Communication because there are many factors with children returning to school: a non-summertime routine. Let’s face it, school is an ecosystem for our children, and that ecosystem is more complex than ever. 

That means you need to talk respectfully with your co-parent. The greatest assist you could give yourself in doing so would be time. Time for you all to work out your disagreements. Time to get on the same page. Time to consult your child and figure out the logistics of the return to school, while there’s still time. 

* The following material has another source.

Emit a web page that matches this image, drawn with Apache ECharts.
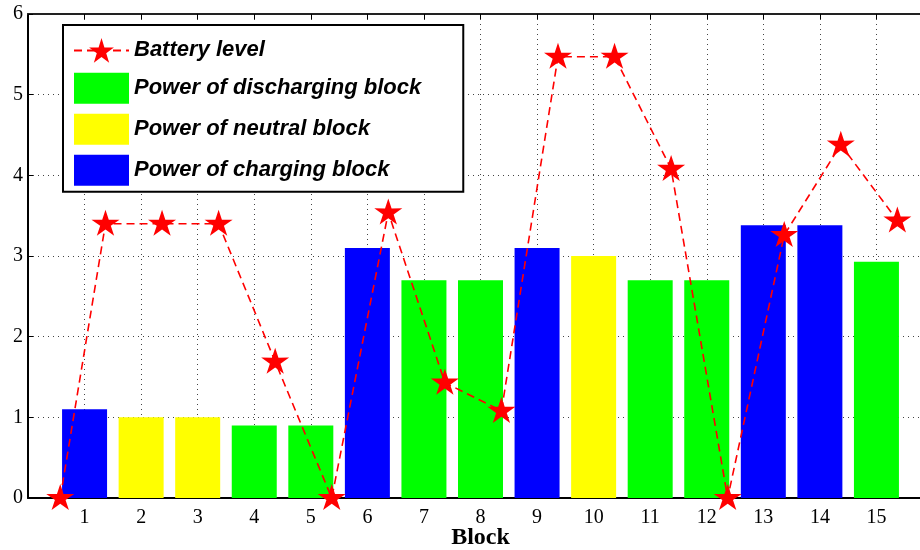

So, here’s a list of topics you may want to review with your co-parent well in advance of your child returning to school: 

  • Transportation: Are you children walking? (What about when the weather turns cold?) Taking the bus? Are they being driven, and if so, by who? If you are utilizing a bus service, is there an extra cost? (And if so, who is paying for that?) According to the U.S. Bureau of Labor Statistics, 62% of families have both parents working. Transportation needs to be discussed as soon as possible. 
  • Aftercare: The same with aftercare.  Very few jobs end their day with the school day, and while remote work is still very popular, the issue of who is caring for the children after school is a big one. Are there extra costs for using the school’s after care program? Does one or both parties need a nanny? Who is covering the costs involved?
  • School supplies: Shopping for new school supplies can be a lot of fun, but there are two main things to consider here: time (so you’re not Amazon Prime-ing everything!) and budget. Talk with your co-parent; make sure you’re on the same page for who’s paying for what, and what it costs. 
  • Extracurricular activities: Be it track or the drama club, do you and your co-parent agree with what activities your child should be doing? And, has the cost for such been budgeted for? 
  • School safety: Unfortunately, this has only increased in past years. Talk with your family, about the school’s plans for active shooter drills, and what’s best for the physical safety— and mental health— of your child. 
  • Homework: What’s expected of your child? Oddly in school these days it can often be that too much homework is assigned, throwing the at-home family life balance off. Talk with your child and your co-parent; make an action plan for how to deal with homework as the school years grind on. (Are there certain subjects a co-parent is better at?) 
  • Pandemic: Are your children vaccinated, and up to date on their shots? What’s your school’s quarantine and/or masking policy? While, thankfully, the pandemic has receded, it’s worth discussing with school officials and your family to know the guidelines going into the year. 
  • Social Media: Does your child have a smartphone? Are they allowed to have a social media account, and if so, have you discussed with them what’s appropriate to post (and what should remain private)? So much of social media usage for children these days unfortunately dovetails with bullying, and it’s worth discussing before a new school year begins. 
  • Friends: Which brings us, naturally, to friends (and, depending upon your child’s age, frenemies). Talk with your child and try to gently level-set their expectations about popularity and friendship for this new year. And when a new friend arrives at your house, don’t be afraid to talk with your co-parent about the behavior you may notice in your child as a result, both positive and negative. 

Everyone at Lesnevich, Marzano-Lesnevich, O’Cathain & O’Cathain, LLC wishes you, your children, and your family a safe, healthy and happy school year that creates wonderful memories for years to come!